Mais encore une fois, mettre au centre du dispositif un outil technologique populaire et connu de tous permet une identification plus spontanée à la démarche proposée."

 

FS:

 

Tu reviens du forum coopératif de Brest. Quels retours as-tu eu sur ce projet ?

 

TC:

 

C'est la première fois que je me rends à ce forum, très bien organisé et très riche sur les questions relatives au travail collaboratif. Il fait dire que c'est un sujet d'actualité.

Brest est un territoire qui est déjà très au point sur le travail d'e-inclusion.

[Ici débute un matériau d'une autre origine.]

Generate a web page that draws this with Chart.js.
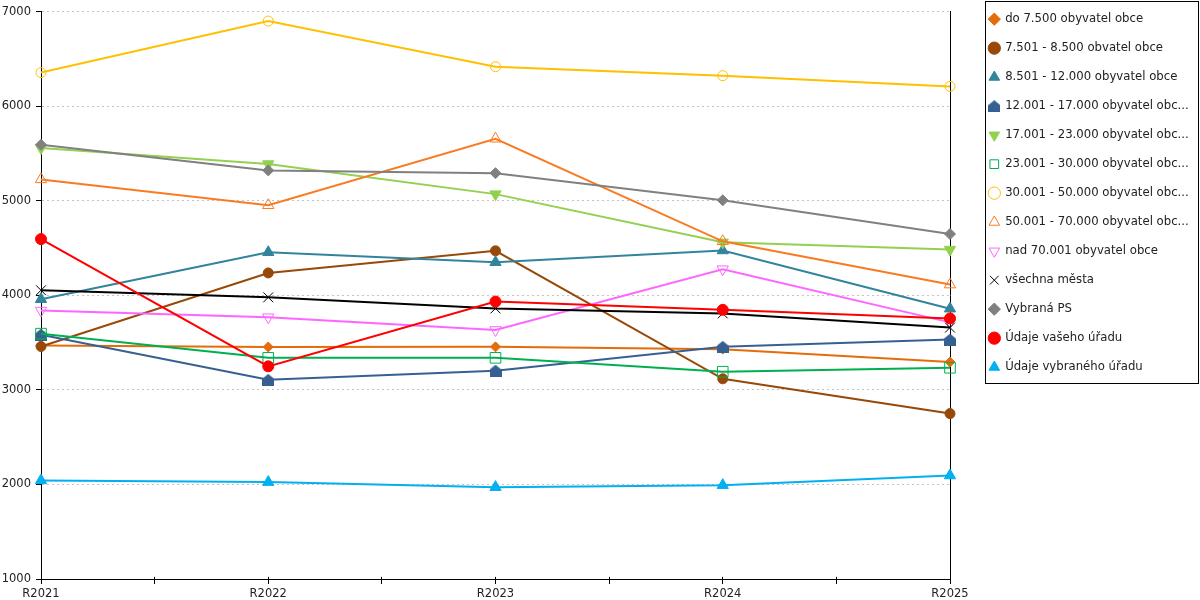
<!DOCTYPE html>
<html>
<head>
<meta charset="utf-8">
<title>Vývoj podle velikosti obce</title>
<script src="https://cdn.jsdelivr.net/npm/chart.js@4"></script>
<style>
  body { margin: 0; background: #fff; }
</style>
</head>
<body>
<canvas id="trendChart" width="1200" height="600"></canvas>
<script>
const categories = ['R2021', 'R2022', 'R2023', 'R2024', 'R2025'];

const do7500 = [3470, 3455, 3456, 3432, 3295];
const s7501 = [3460, 4238, 4472, 3118, 2750];
const s8501 = [3960, 4457, 4352, 4476, 3860];
const s12001 = [3585, 3107, 3204, 3456, 3533];
const s17001 = [5560, 5390, 5072, 4562, 4485];
const s23001 = [3596, 3340, 3340, 3193, 3235];
const s30001 = [6358, 6903, 6420, 6325, 6212];
const s50001 = [5228, 4954, 5658, 4573, 4115];
const nad70001 = [3840, 3770, 3635, 4278, 3715];
const vsechnaMesta = [4055, 3980, 3863, 3810, 3660];
const vybranaPS = [5594, 5323, 5294, 5007, 4650];
const vasUrad = [4596, 3250, 3935, 3848, 3757];
const vybranyUrad = [2043, 2025, 1972, 1993, 2095];

const seriesNames = [
  'do 7.500 obyvatel obce',
  '7.501 - 8.500 obvatel obce',
  '8.501 - 12.000 obyvatel obce',
  '12.001 - 17.000 obyvatel obce',
  '17.001 - 23.000 obyvatel obce',
  '23.001 - 30.000 obyvatel obce',
  '30.001 - 50.000 obyvatel obce',
  '50.001 - 70.000 obyvatel obce',
  'nad 70.001 obyvatel obce',
  'všechna města',
  'Vybraná PS',
  'Údaje vašeho úřadu',
  'Údaje vybraného úřadu',
];

const yTicks = [1000, 2000, 3000, 4000, 5000, 6000, 7000];

const FONT = 'DejaVu Sans';
const TEXT = '#222';
const HOLLOW = 'rgba(255,255,255,0)';

function shortLabel(text) {
  return text.length > 28 ? `${text.slice(0, 28)}...` : text;
}

// marker shaped like a little house (no built-in point style for it)
function houseMarker(color) {
  const c = document.createElement('canvas');
  c.width = 12;
  c.height = 12;
  const g = c.getContext('2d');
  g.fillStyle = color;
  g.beginPath();
  g.moveTo(6, 0);
  g.lineTo(12, 5);
  g.lineTo(12, 12);
  g.lineTo(0, 12);
  g.lineTo(0, 5);
  g.closePath();
  g.fill();
  return c;
}

function makeSeries(label, values, color, style) {
  return {
    label,
    data: values.map((y, i) => ({ x: i, y })),
    borderColor: color,
    backgroundColor: color,
    borderWidth: 2,
    tension: 0,
    clip: false,
    pointStyle: style.shape,
    pointRotation: style.rotation || 0,
    pointRadius: style.radius,
    pointHoverRadius: style.radius,
    pointBackgroundColor: style.hollow ? HOLLOW : color,
    pointBorderColor: color,
    pointBorderWidth: 1,
  };
}

const datasets = [
  makeSeries(seriesNames[0], do7500, '#E46C0A', { shape: 'rectRot', radius: 5 }),
  makeSeries(seriesNames[1], s7501, '#984807', { shape: 'circle', radius: 5 }),
  makeSeries(seriesNames[2], s8501, '#31849B', { shape: 'triangle', radius: 6.5 }),
  makeSeries(seriesNames[3], s12001, '#376092', { shape: houseMarker('#376092'), radius: 6 }),
  makeSeries(seriesNames[4], s17001, '#92D050', { shape: 'triangle', rotation: 180, radius: 6.5 }),
  makeSeries(seriesNames[5], s23001, '#00B050', { shape: 'rect', radius: 7.5, hollow: true }),
  makeSeries(seriesNames[6], s30001, '#FFC000', { shape: 'circle', radius: 5, hollow: true }),
  makeSeries(seriesNames[7], s50001, '#FA7A22', { shape: 'triangle', radius: 6.5, hollow: true }),
  makeSeries(seriesNames[8], nad70001, '#FF66FF', { shape: 'triangle', rotation: 180, radius: 6.5, hollow: true }),
  makeSeries(seriesNames[9], vsechnaMesta, '#000000', { shape: 'crossRot', radius: 7 }),
  makeSeries(seriesNames[10], vybranaPS, '#808080', { shape: 'rectRot', radius: 5.5 }),
  makeSeries(seriesNames[11], vasUrad, '#FF0000', { shape: 'circle', radius: 5.5 }),
  makeSeries(seriesNames[12], vybranyUrad, '#00B0F0', { shape: 'triangle', radius: 6.5 }),
];
// later series are drawn on top
datasets.forEach((ds, i) => { ds.order = datasets.length - i; });

const legendFrame = {
  id: 'legendFrame',
  afterLayout(chart) {
    const lg = chart.legend;
    lg.left = 972;
    lg.right = 1200;
    lg.width = 228;
    lg.top = -4;
    lg.bottom = lg.top + lg.height;
  },
  afterDraw(chart) {
    const { ctx } = chart;
    ctx.save();
    ctx.strokeStyle = '#000';
    ctx.lineWidth = 1;
    ctx.strokeRect(985.5, 1.5, 213, 382);
    ctx.restore();
  },
};

document.addEventListener('DOMContentLoaded', () => {
  const ctx = document.getElementById('trendChart');
  // eslint-disable-next-line no-unused-vars,no-undef
  const trendChart = new Chart(ctx, {
    type: 'line',
    data: { datasets },
    plugins: [legendFrame],
    options: {
      responsive: false,
      animation: false,
      layout: { padding: { top: 10, right: 0, bottom: 0, left: 0 } },
      plugins: {
        tooltip: { enabled: false },
        legend: {
          position: 'right',
          align: 'start',
          maxWidth: 100,
          labels: {
            usePointStyle: true,
            boxWidth: 10,
            boxHeight: 8.7,
            padding: 17.3,
            color: TEXT,
            font: { family: FONT, size: 11.7 },
            sort: (a, b) => a.datasetIndex - b.datasetIndex,
            // eslint-disable-next-line no-undef
            generateLabels: (chart) => Chart.defaults.plugins.legend.labels.generateLabels(chart)
              .map((item) => ({ ...item, text: shortLabel(item.text) })),
          },
        },
      },
      scales: {
        x: {
          type: 'linear',
          min: 0,
          max: categories.length - 1,
          afterFit: (scale) => { scale.height = 21; },
          ticks: {
            stepSize: 0.5,
            autoSkip: false,
            maxRotation: 0,
            padding: 3,
            color: TEXT,
            font: { family: FONT, size: 11.5 },
            callback: (v) => (Number.isInteger(v) ? categories[v] : ''),
          },
          grid: {
            color: '#000',
            tickColor: '#000',
            tickLength: 5,
          },
          // only the last few pixels of each grid line show: a tick poking into the plot
          border: { color: '#000', dash: [0, 565, 4, 0] },
        },
        y: {
          min: yTicks[0],
          max: yTicks[yTicks.length - 1],
          afterFit: (scale) => { scale.width = 41; },
          afterBuildTicks: (scale) => { scale.ticks = yTicks.map((value) => ({ value })); },
          ticks: {
            padding: 5,
            color: TEXT,
            font: { family: FONT, size: 11.5 },
            callback: (v) => String(v),
          },
          grid: {
            color: '#c4c4c4',
            tickColor: '#000',
            tickLength: 5,
          },
          border: { color: '#000', dash: [2, 3] },
        },
        y2: {
          position: 'right',
          afterFit: (scale) => { scale.width = 150; },
          ticks: { display: false },
          grid: { drawOnChartArea: false, drawTicks: false },
          border: { color: '#000' },
        },
      },
    },
  });
});
</script>
</body>
</html>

C'est un projet qui est en place depuis maintenant quelques années, projet soutenu par la ville. De fait, il était question de bilan d'action, d'analyse sur l'"utilité sociale" du projet en question... Choses qui demandent du temps, des expérimentations, de l'expérience de terrain en somme.
De notre côté, l'action e-inclusion est encore "jeune", dans le sens où nous venons à peine de construire des groupes stables et d'établir un contrat de confiance avec les structures partenaires. Car l'e-inclusion c'est aussi du rapport humain, du dialogue, de l'adaptation. Et ceci peut prendre du temps.

Toutefois, ce que je trouve intéressant de noter (et ce qui a permis de sensibiliser de nombreuses personnes à notre projet), c'est que nous sommes les seuls à proposer des actions autour de la sensibilisation aux arts numériques, via des objets populaires. En effet, beaucoup de structures travaillent sur de l'outillage, sur de l'équipement, sur de la formation à des outils informatiques et mobiles. Mais l'axe de la "découverte" et de la réappropriation d'objets de consommation ou d'expression semble être un critère singulier à notre projet. Ce qui m'a permis de construire de nombreux échanges, de dialoguer sur nos expériences respectives, nos réussites, nos échecs...

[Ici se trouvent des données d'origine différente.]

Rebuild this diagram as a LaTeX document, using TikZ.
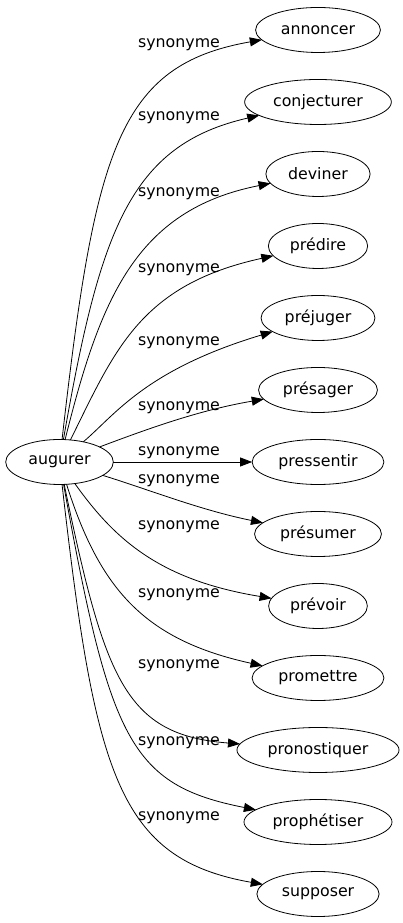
\documentclass[tikz,border=0pt]{standalone}
\usepackage{fontspec}
\setmainfont{DejaVu Sans}
\usetikzlibrary{arrows.meta, positioning, shapes.geometric}
\tikzset{
  ->, % every connector is directed
  >={Triangle[length=12pt,width=9pt]}, % filled head
  node distance=27pt, % gap between the word ellipses
  word/.style={draw, ellipse, minimum height=45pt, inner xsep=7pt,
    inner ysep=0pt, outer sep=0pt}, % a word
  syn/.style={inner sep=0pt}, % a connector label
}

\begin{document}
\begin{tikzpicture}[x=1pt, y=1pt, line width=0.8pt,
    font=\fontsize{15.8}{19}\selectfont]
    \useasboundingbox (0,0) rectangle (403,923);

    \node[word] (augurer) at (59.5,461) {augurer};
    \node[word] (annoncer) at (318,893) {annoncer};
    \node[word, below=of annoncer] (conjecturer) {conjecturer};
    \node[word, below=of conjecturer] (deviner) {deviner};
    \node[word, below=of deviner] (predire) {prédire};
    \node[word, below=of predire] (prejuger) {préjuger};
    \node[word, below=of prejuger] (presager) {présager};
    \node[word, below=of presager] (pressentir) {pressentir};
    \node[word, below=of pressentir] (presumer) {présumer};
    \node[word, below=of presumer] (prevoir) {prévoir};
    \node[word, below=of prevoir] (promettre) {promettre};
    \node[word, below=of promettre] (pronostiquer) {pronostiquer};
    \node[word, below=of pronostiquer] (prophetiser) {prophétiser};
    \node[word, below=of prophetiser] (supposer) {supposer};

    % labels
    \node[syn] (syn_0) at (179,878) {synonyme};
    \node[syn] (syn_1) at (179,805) {synonyme};
    \node[syn] (syn_2) at (179,729) {synonyme};
    \node[syn] (syn_3) at (179,653) {synonyme};
    \node[syn] (syn_4) at (179,580) {synonyme};
    \node[syn] (syn_5) at (179,515) {synonyme};
    \node[syn] (syn_6) at (179,470) {synonyme};
    \node[syn] (syn_7) at (179,442) {synonyme};
    \node[syn] (syn_8) at (179,396) {synonyme};
    \node[syn] (syn_9) at (179,328) {synonyme};
    \node[syn] (syn_10) at (179,257) {synonyme};
    \node[syn] (syn_11) at (179,180) {synonyme};
    \node[syn] (syn_12) at (179,105) {synonyme};

    \draw (augurer) .. controls (95,773) and (118,858) .. (annoncer);
    \draw (augurer) .. controls (100,693) and (130,778) .. (conjecturer);
    \draw (augurer) .. controls (100,623) and (135,713) .. (deviner);
    \draw (augurer) .. controls (115,573) and (140,638) .. (predire);
    \draw (augurer) .. controls (115,508) and (145,553) .. (prejuger);
    \draw (augurer) .. controls (150,495) and (200,513) .. (presager);
    \draw (augurer) -- (pressentir);
    \draw (augurer) .. controls (150,433) and (200,413) .. (presumer);
    \draw (augurer) .. controls (115,383) and (160,343) .. (prevoir);
    \draw (augurer) .. controls (100,333) and (145,283) .. (promettre);
    \draw (augurer) .. controls (105,243) and (125,188) .. (pronostiquer);
    \draw (augurer) .. controls (110,183) and (130,138) .. (prophetiser);
    \draw (augurer) .. controls (95,149) and (118,64) .. (supposer);
  \end{tikzpicture}
\end{document}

De fait, ce forum m'a permis de situer notre projet parmi d'autres, ce qui est un exercice enrichissant et formateur. La principale leçon que j'en ai tiré est que ce travail prend du temps et qu'il faut l'analyser, le commenter, le documenter. C'est une mission à la fois riche et complexe, parfois ingrate, mais toujours passionnante. Et c'est ce qui est ressorti des différentes sessions de travail.